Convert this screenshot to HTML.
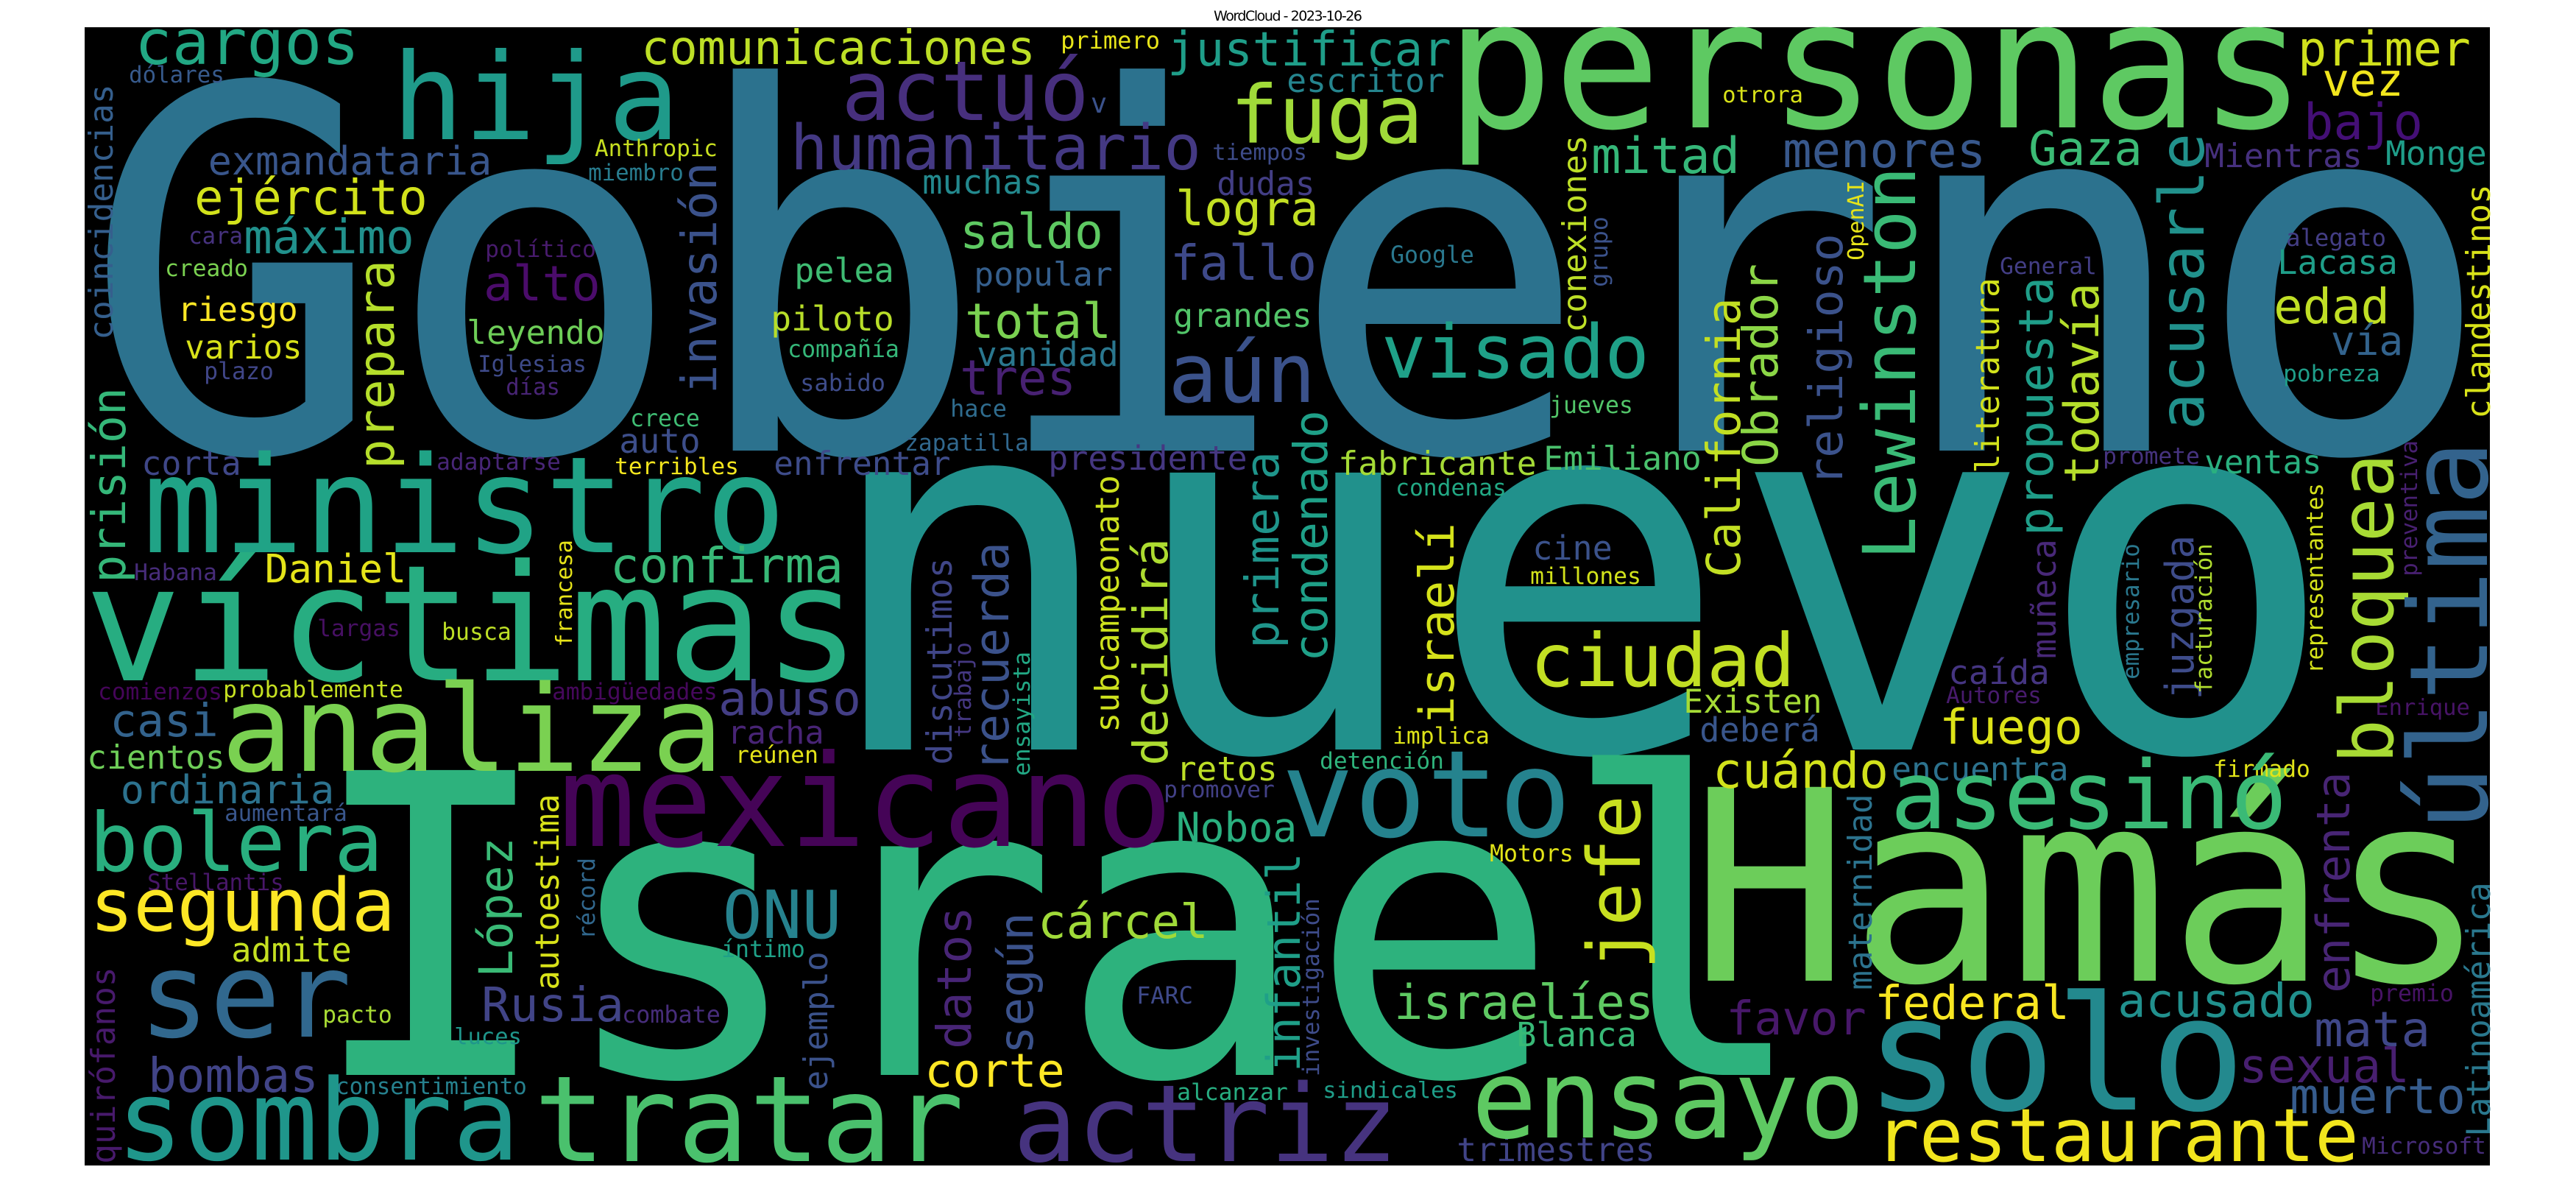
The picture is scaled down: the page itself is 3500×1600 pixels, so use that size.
<!DOCTYPE html>
<html>
<head>
<meta charset="utf-8">
<style>
html,body{margin:0;padding:0;background:#fff;}
svg{display:block;}
.w{font-family:"DejaVu Sans Mono","Liberation Mono",monospace;}
</style>
</head>
<body>
<svg id="cloud" width="3500" height="1600" viewBox="0 0 3500 1600" xmlns="http://www.w3.org/2000/svg">
  <rect x="0" y="0" width="3500" height="1600" fill="#ffffff"/>
  <text x="1750" y="28" text-anchor="middle" font-family="DejaVu Sans, Liberation Sans, sans-serif" font-size="19" textLength="202" fill="#000">WordCloud - 2023-10-26</text>
  <rect x="115" y="37" width="3268" height="1546" fill="#000000"/>
  <g id="words"></g>
</svg>
<script>
// horizontal words: text, colour, left, baseline, glyph width
const hWords = ["Gobierno","nuevo","Israel","Hamás","personas","víctimas","ministro","analiza","mexicano","hija","cargos","comunicaciones","dólares","exmandataria","Anthropic","miembro","ejército","máximo","cara","político","creado","alto","riesgo","varios","leyendo","Iglesias","plazo","días","crece","auto","corta","adaptarse","terribles","pelea","piloto","compañía","sabido","enfrentar","Habana","Daniel","confirma","actuó","humanitario","primero","justificar","escritor","v","fuga","tiempos","muchas","dudas","logra","saldo","mitad","Google","fallo","popular","total","grandes","visado","vanidad","aún","tres","hace","jueves","zapatilla","presidente","fabricante","Emiliano","condenas","cine","millones","ciudad","implica","detención","retos","promover","voto","Noboa","Motors","cárcel","FARC","israelíes","Blanca","corte","alcanzar","sindicales","actriz","trimestres","ensayo","tratar","caída","Autores","Enrique","Existen","deberá","fuego","cuándo","encuentra","firmado","asesinó","premio","favor","federal","acusado","solo","mata","sexual","muerto","restaurante","Microsoft","primer","vez","otrora","bajo","menores","Gaza","Mientras","Monge","General","promete","ventas","alegato","Lacasa","edad","vía","pobreza","largas","busca","comienzos","probablemente","ambigüedades","casi","abuso","racha","reúnen","cientos","ordinaria","aumentará","bolera","Stellantis","segunda","ONU","íntimo","admite","ser","Rusia","combate","pacto","luces","bombas","consentimiento","sombra"];
const hColors = ["#2c728e","#21918c","#2db27d","#6ccd5a","#5ec962","#27ad81","#20a386","#7ad151","#450457","#1f9a8a","#22a884","#bddf26","#375a8c","#39568c","#c8e020","#287c8e","#d2e21b","#21918c","#46327e","#481b6d","#7ad151","#4b0c6b","#fde725","#d8e219","#6ece58","#3e4a89","#404688","#482475","#3fbc73","#3d4e8a","#3f4788","#482677","#f4e61e","#3fbc73","#b8de29","#35b779","#3e4c8a","#3e4c8a","#472c7a","#e5e419","#38b977","#472f7d","#443983","#e7e419","#1f9e89","#25858e","#3b528b","#a0da39","#3e4c8a","#23898e","#433e85","#c2df23","#5ec962","#35b779","#2a788e","#3e4989","#355f8d","#7ad151","#52c569","#1fa188","#2a778e","#3b528b","#482173","#2f6c8e","#52c569","#31688e","#453781","#a5db36","#4ac16d","#22a884","#3b528b","#d2e21b","#c2df23","#dde318","#2fb47c","#bddf26","#424086","#25838e","#2ab07f","#e2e418","#a0da39","#3e4989","#5ec962","#38b977","#fde725","#27ad81","#1f9e89","#46337f","#414487","#5ec962","#4ac16d","#453581","#481b6d","#481467","#a5db36","#39568c","#dde318","#d2e21b","#2c728e","#e2e418","#3aba76","#471365","#48186a","#f8e621","#21908d","#23898e","#3f4788","#481f70","#365c8d","#f1e51d","#472d7b","#d0e11c","#f1e51d","#d8e219","#440f76","#38588c","#3bbb75","#46307e","#1f9e89","#433e85","#46337f","#2ab07f","#433d84","#1f9e89","#c0df25","#33638d","#1f9e89","#471063","#bddf26","#450559","#c5e021","#46085c","#33638d","#433e85","#482475","#e5e419","#6ece58","#2c728e","#39568c","#29af7f","#481769","#fde725","#26828e","#1fa188","#c5e021","#31688e","#414487","#472d7b","#a8db34","#1f968b","#414487","#26818e","#1f968b"];
const hLeft = [153,1152,449,2318,1979,128,205,310,770,542,188,875,177,286,810,801,268,335,258,661,226,661,244,254,637,651,279,689,858,844,195,595,837,1082,1050,1072,1089,1054,184,363,833,1150,1079,1443,1590,1751,1484,1678,1649,1256,1656,1601,1308,2166,1891,1594,1326,1315,1597,1883,1330,1594,1308,1293,2107,1231,1427,1821,2100,1898,2085,2081,2085,1894,1795,1601,1583,1751,1601,2026,1414,1546,1898,2063,1260,1601,1799,1385,1982,2008,735,2650,2646,3229,2290,2312,2639,2331,2573,3009,2576,3222,2349,2551,2881,2547,3148,3046,3115,2554,3211,3126,3159,2342,3134,2426,2760,2998,3244,2719,2859,2998,3108,3097,3093,3170,3104,433,602,135,305,752,153,980,991,1001,121,167,307,128,202,128,987,982,317,198,658,847,440,619,205,458,167];
const hBase = [612,1018,1460,1332,173,924,750,1047,1149,189,87,87,112,237,212,245,291,344,331,349,375,408,436,487,467,505,515,536,579,615,645,638,644,383,449,485,531,645,788,791,791,163,230,66,89,125,153,194,217,263,265,306,337,235,357,380,388,459,444,513,497,546,536,566,561,612,638,645,638,673,760,793,932,1010,1044,1060,1083,1136,1143,1170,1274,1363,1384,1421,1476,1494,1491,1577,1577,1545,1577,929,955,971,968,1007,1010,1070,1060,1055,1125,1360,1405,1384,1381,1507,1421,1470,1512,1577,1567,89,130,139,189,227,224,227,224,372,630,643,334,372,439,482,518,864,869,950,947,950,1000,971,1010,1036,1044,1091,1115,1183,1209,1264,1274,1300,1306,1408,1387,1389,1389,1418,1483,1486,1575];
const hWidth = [3196,1984,1977,1040,1140,1028,852,663,813,372,295,528,126,379,163,126,309,224,70,147,109,151,158,154,182,144,91,70,91,105,130,165,165,130,162,148,112,235,109,186,309,323,548,131,378,209,18,249,125,158,128,187,187,194,110,191,183,191,183,352,187,187,150,73,110,165,265,264,209,147,103,147,348,128,165,132,147,374,158,110,224,73,345,158,183,147,180,506,264,517,565,132,126,125,183,158,187,231,235,128,524,110,183,257,260,491,150,224,231,645,165,227,103,106,154,268,147,209,132,128,128,154,132,158,150,92,128,109,91,165,241,221,140,186,126,109,182,284,163,386,182,403,151,110,158,270,186,130,91,88,224,256,530];

// vertical words (read bottom-to-top): text, colour, baseline x, bottom y, glyph length
const vWords = ["coincidencias","invasión","prepara","prisión","conexiones","grupo","condenado","primera","decidirá","subcampeonato","israelí","discutimos","trabajo","recuerda","ensayista","jefe","infantil","investigación","datos","según","muñeca","empresario","juzgada","facturación","representantes","bloquea","última","preventiva","enfrenta","maternidad","Latinoamérica","acusarle","Lewinston","OpenAI","religioso","Obrador","California","literatura","propuesta","todavía","clandestinos","francesa","López","autoestima","récord","ejemplo","quirófanos"];
const vColors = ["#355f8d","#3b528b","#b5de2b","#35b779","#bddf26","#3b528b","#1fa088","#1f958b","#addc30","#cde11d","#d5e21a","#404688","#453882","#3b528b","#22a884","#c8e020","#1f9f88","#3e4c8a","#482576","#3b528b","#482878","#2a788e","#3e4c8a","#b0dd2f","#d5e21a","#a8db34","#33638d","#482071","#482575","#2c738e","#2a788e","#21918c","#3aba76","#e7e419","#3b528b","#8bd646","#c2df23","#d2e21b","#1f9e89","#b5de2b","#d8e219","#e7e419","#3aba76","#d8e219","#31688e","#3b528b","#481a6c"];
const vBaseX = [153,973,535,170,2155,2184,1803,1737,1586,1520,1975,1293,1319,1370,1399,2228,1766,1792,1319,1403,2793,2906,2980,3005,3156,3251,3379,3284,3192,2543,3383,2994,2602,2532,2503,2415,2364,2716,2789,2851,3383,777,696,759,808,1124,156];
const vBottom = [459,531,633,788,449,388,895,877,1036,992,981,1036,1000,1044,1052,1311,1452,1460,1421,1428,892,921,947,940,913,1031,1120,781,1345,1342,1541,579,755,352,656,630,781,640,724,653,566,877,1324,1342,1274,1478,1578];
const vLength = [342,307,276,258,263,92,334,260,301,344,267,276,126,304,165,225,290,238,186,185,157,181,217,200,255,409,513,181,293,261,340,393,523,105,335,268,373,260,344,265,313,142,183,261,107,183,262];

const NS = "http://www.w3.org/2000/svg";
const layer = document.getElementById("words");

function fontFor(word, glyphLen) {
  const n = Array.from(word).length;
  return glyphLen / (0.6 * n - 0.12);
}
function slug(s) {
  return s.normalize("NFD").replace(/[\u0300-\u036f]/g, "").toLowerCase().replace(/[^a-z0-9]+/g, "-");
}

hWords.forEach(function (word, i) {
  const fs = fontFor(word, hWidth[i]);
  const n = Array.from(word).length;
  const t = document.createElementNS(NS, "text");
  t.setAttribute("class", "w");
  t.setAttribute("x", (hLeft[i] - 0.06 * fs).toFixed(1));
  t.setAttribute("y", hBase[i]);
  t.setAttribute("font-size", fs.toFixed(1));
  t.setAttribute("textLength", (n * 0.6 * fs).toFixed(1));
  t.setAttribute("lengthAdjust", "spacingAndGlyphs");
  t.setAttribute("fill", hColors[i]);
  
  
  t.textContent = word;
  layer.appendChild(t);
});

vWords.forEach(function (word, i) {
  const fs = fontFor(word, vLength[i]);
  const n = Array.from(word).length;
  const t = document.createElementNS(NS, "text");
  t.setAttribute("class", "w");
  t.setAttribute("transform", "translate(" + vBaseX[i] + "," + vBottom[i] + ") rotate(-90)");
  t.setAttribute("x", (-0.06 * fs).toFixed(1));
  t.setAttribute("y", "0");
  t.setAttribute("font-size", fs.toFixed(1));
  t.setAttribute("textLength", (n * 0.6 * fs).toFixed(1));
  t.setAttribute("lengthAdjust", "spacingAndGlyphs");
  t.setAttribute("fill", vColors[i]);
  
  
  t.textContent = word;
  layer.appendChild(t);
});
</script>
</body>
</html>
○ ○ ○ ○ ○
The exercise: Look for "size" and pull out every line that has it.

Solution for this problem:
The picture is scaled down: the page itself is 3500×1600 pixels, so use that size.
  <text x="1750" y="28" text-anchor="middle" font-family="DejaVu Sans, Liberation Sans, sans-serif" font-size="19" textLength="202" fill="#000">WordCloud - 2023-10-26</text>
  t.setAttribute("font-size", fs.toFixed(1));
  t.setAttribute("font-size", fs.toFixed(1));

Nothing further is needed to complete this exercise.